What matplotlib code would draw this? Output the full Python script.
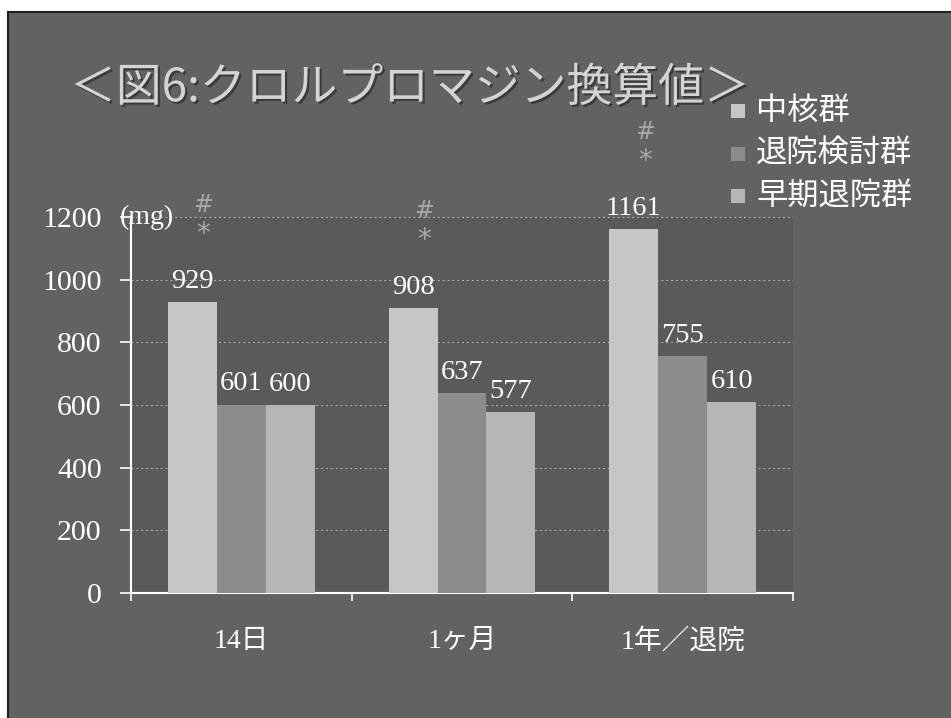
from matplotlib import pyplot as plt
from matplotlib.patches import Rectangle
import matplotlib.patheffects as pe
import numpy as np

plt.rcParams['font.family'] = ['Liberation Serif', 'Noto Sans CJK JP']

# クロルプロマジン換算値 (mg)
periods = ['14日', '1ヶ月', '1年／退院']
groups = ['中核群', '退院検討群', '早期退院群']
chukaku = [929, 908, 1161]
taiin_kento = [601, 637, 755]
soki_taiin = [600, 577, 610]
values = [chukaku, taiin_kento, soki_taiin]

colors = ['#c6c6c6', '#8c8c8c', '#b6b6b6']
bg = '#626262'
txt = '#ffffff'

fig = plt.figure(figsize=(9.51, 7.18), dpi=100, facecolor='white')
# slide background
fig.patches.append(Rectangle((8 / 951, -0.01), 1, 1.01 - 12 / 718, transform=fig.transFigure,
                             facecolor=bg, edgecolor='#202020', linewidth=1.5, zorder=-10))

ax = fig.add_axes([131 / 951, 125 / 718, 662 / 951, 376 / 718])
ax.set_facecolor('#5a5a5a')

x = np.arange(len(periods))
w = 0.222
for i, (vals, c) in enumerate(zip(values, colors)):
    pos = x + (i - 1) * w
    bars = ax.bar(pos, vals, width=w, color=c, zorder=3, label=groups[i])
    for b, v in zip(bars, vals):
        ax.annotate(str(v), (b.get_x() + b.get_width() / 2, v), xytext=(0, 6),
                    textcoords='offset points', ha='center', va='bottom',
                    color=txt, fontsize=20.5, family='Liberation Serif', zorder=5)

# 有意差の記号
for xi, v in zip(x - w, chukaku):
    ax.annotate('*', (xi, v), xytext=(8, 49), textcoords='offset points',
                ha='center', va='center', color='#a8a8a8', fontsize=20,
                family='DejaVu Sans', annotation_clip=False)
    ax.annotate('#', (xi, v), xytext=(8, 70), textcoords='offset points',
                ha='center', va='center', color='#a8a8a8', fontsize=17,
                family='DejaVu Sans', annotation_clip=False)

ax.set_xlim(-0.5, 2.5)
ax.set_ylim(0, 1200)
ax.set_yticks(np.arange(0, 1201, 200))
ax.yaxis.grid(True, linestyle=(0, (2, 3)), color='#c8c8c8', linewidth=0.7, alpha=0.8, zorder=0)
ax.set_axisbelow(True)

ax.set_xticks([-0.5, 0.5, 1.5, 2.5])
ax.set_xticklabels([])
ax.set_xticks(x, minor=True)
ax.set_xticklabels(periods, minor=True, fontsize=20, color=txt)
ax.tick_params(axis='x', which='major', direction='out', length=6, color=txt, width=1.2)
ax.tick_params(axis='x', which='minor', length=0, pad=26)
ax.tick_params(axis='y', direction='out', length=8, color=txt, width=1.2, pad=13,
               labelsize=21.5, labelcolor=txt)

for s in ['top', 'right']:
    ax.spines[s].set_visible(False)
for s in ['left', 'bottom']:
    ax.spines[s].set_color(txt)
    ax.spines[s].set_linewidth(1.5)

ax.text(-0.55, 1200, '(mg)', color=txt, fontsize=20, family='Liberation Serif',
        ha='left', va='center', zorder=6)

# title
fig.text(70 / 951, 1 - 88 / 718, '＜図6:クロルプロマジン換算値＞', family=['Noto Sans CJK JP', 'DejaVu Sans'],
         fontsize=33, color='#d4d4d4', ha='left', va='center',
         path_effects=[pe.withSimplePatchShadow(offset=(1.5, -1.5), shadow_rgbFace='#303030', alpha=0.8)])

# legend
leg_y = [111, 154, 196]
for name, c, yy in zip(groups, colors, leg_y):
    fy = 1 - yy / 718
    fig.patches.append(Rectangle((731 / 951, fy - 7 / 718), 14 / 951, 14 / 718,
                                 transform=fig.transFigure, facecolor=c, edgecolor='none'))
    fig.text(756 / 951, fy, name, family=['Noto Sans CJK JP', 'DejaVu Sans'], fontsize=22.5,
             color=txt, ha='left', va='center')

fig.savefig('out.png', dpi=100, facecolor=fig.get_facecolor())
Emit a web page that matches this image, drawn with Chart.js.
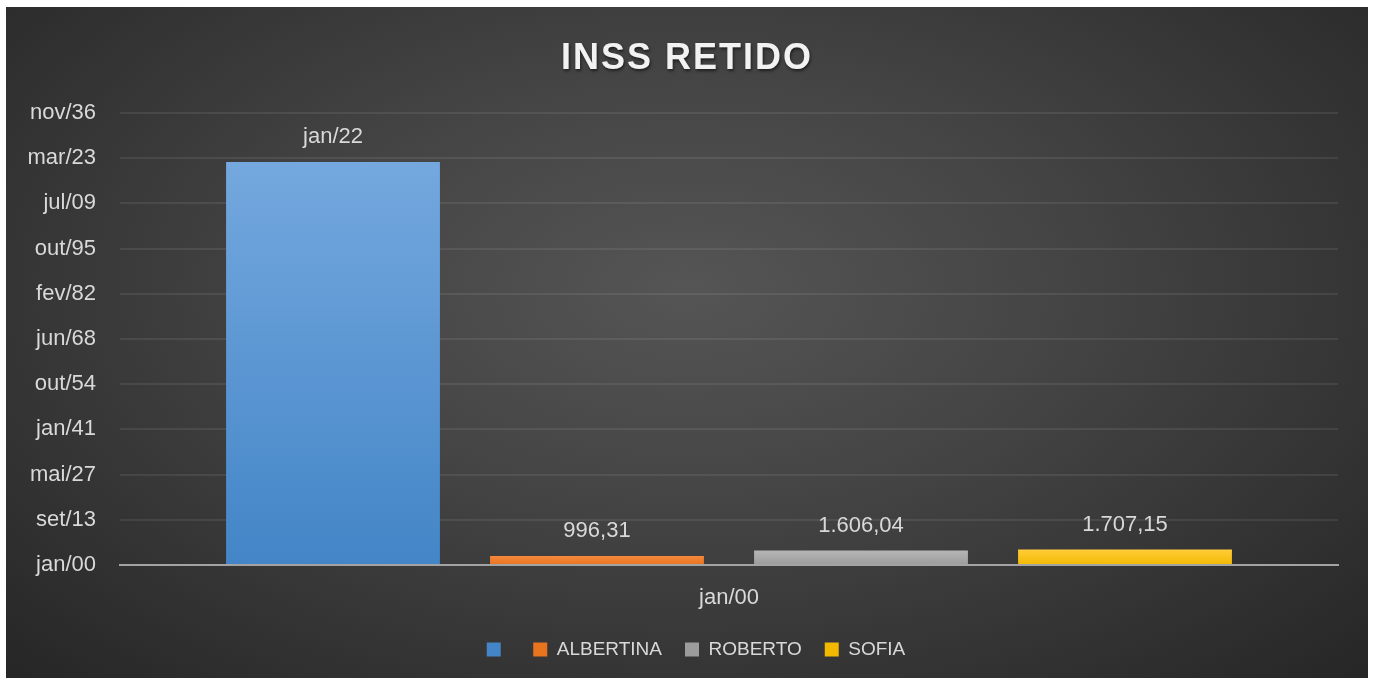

Aim >> Repeat the full listing above exactly, with no pictures in the copy.

Problem solution >>
What matplotlib code would draw this? Output the full Python script.
from matplotlib import pyplot as plt
from matplotlib.patches import Rectangle
import matplotlib.patheffects as pe
import numpy as np

plt.rcParams['font.family'] = ['Liberation Serif', 'Noto Sans CJK JP']

# クロルプロマジン換算値 (mg)
periods = ['14日', '1ヶ月', '1年／退院']
groups = ['中核群', '退院検討群', '早期退院群']
chukaku = [929, 908, 1161]
taiin_kento = [601, 637, 755]
soki_taiin = [600, 577, 610]
values = [chukaku, taiin_kento, soki_taiin]

colors = ['#c6c6c6', '#8c8c8c', '#b6b6b6']
bg = '#626262'
txt = '#ffffff'

fig = plt.figure(figsize=(9.51, 7.18), dpi=100, facecolor='white')
# slide background
fig.patches.append(Rectangle((8 / 951, -0.01), 1, 1.01 - 12 / 718, transform=fig.transFigure,
                             facecolor=bg, edgecolor='#202020', linewidth=1.5, zorder=-10))

ax = fig.add_axes([131 / 951, 125 / 718, 662 / 951, 376 / 718])
ax.set_facecolor('#5a5a5a')

x = np.arange(len(periods))
w = 0.222
for i, (vals, c) in enumerate(zip(values, colors)):
    pos = x + (i - 1) * w
    bars = ax.bar(pos, vals, width=w, color=c, zorder=3, label=groups[i])
    for b, v in zip(bars, vals):
        ax.annotate(str(v), (b.get_x() + b.get_width() / 2, v), xytext=(0, 6),
                    textcoords='offset points', ha='center', va='bottom',
                    color=txt, fontsize=20.5, family='Liberation Serif', zorder=5)

# 有意差の記号
for xi, v in zip(x - w, chukaku):
    ax.annotate('*', (xi, v), xytext=(8, 49), textcoords='offset points',
                ha='center', va='center', color='#a8a8a8', fontsize=20,
                family='DejaVu Sans', annotation_clip=False)
    ax.annotate('#', (xi, v), xytext=(8, 70), textcoords='offset points',
                ha='center', va='center', color='#a8a8a8', fontsize=17,
                family='DejaVu Sans', annotation_clip=False)

ax.set_xlim(-0.5, 2.5)
ax.set_ylim(0, 1200)
ax.set_yticks(np.arange(0, 1201, 200))
ax.yaxis.grid(True, linestyle=(0, (2, 3)), color='#c8c8c8', linewidth=0.7, alpha=0.8, zorder=0)
ax.set_axisbelow(True)

ax.set_xticks([-0.5, 0.5, 1.5, 2.5])
ax.set_xticklabels([])
ax.set_xticks(x, minor=True)
ax.set_xticklabels(periods, minor=True, fontsize=20, color=txt)
ax.tick_params(axis='x', which='major', direction='out', length=6, color=txt, width=1.2)
ax.tick_params(axis='x', which='minor', length=0, pad=26)
ax.tick_params(axis='y', direction='out', length=8, color=txt, width=1.2, pad=13,
               labelsize=21.5, labelcolor=txt)

for s in ['top', 'right']:
    ax.spines[s].set_visible(False)
for s in ['left', 'bottom']:
    ax.spines[s].set_color(txt)
    ax.spines[s].set_linewidth(1.5)

ax.text(-0.55, 1200, '(mg)', color=txt, fontsize=20, family='Liberation Serif',
        ha='left', va='center', zorder=6)

# title
fig.text(70 / 951, 1 - 88 / 718, '＜図6:クロルプロマジン換算値＞', family=['Noto Sans CJK JP', 'DejaVu Sans'],
         fontsize=33, color='#d4d4d4', ha='left', va='center',
         path_effects=[pe.withSimplePatchShadow(offset=(1.5, -1.5), shadow_rgbFace='#303030', alpha=0.8)])

# legend
leg_y = [111, 154, 196]
for name, c, yy in zip(groups, colors, leg_y):
    fy = 1 - yy / 718
    fig.patches.append(Rectangle((731 / 951, fy - 7 / 718), 14 / 951, 14 / 718,
                                 transform=fig.transFigure, facecolor=c, edgecolor='none'))
    fig.text(756 / 951, fy, name, family=['Noto Sans CJK JP', 'DejaVu Sans'], fontsize=22.5,
             color=txt, ha='left', va='center')

fig.savefig('out.png', dpi=100, facecolor=fig.get_facecolor())
Emit a web page that matches this image, drawn with Chart.js.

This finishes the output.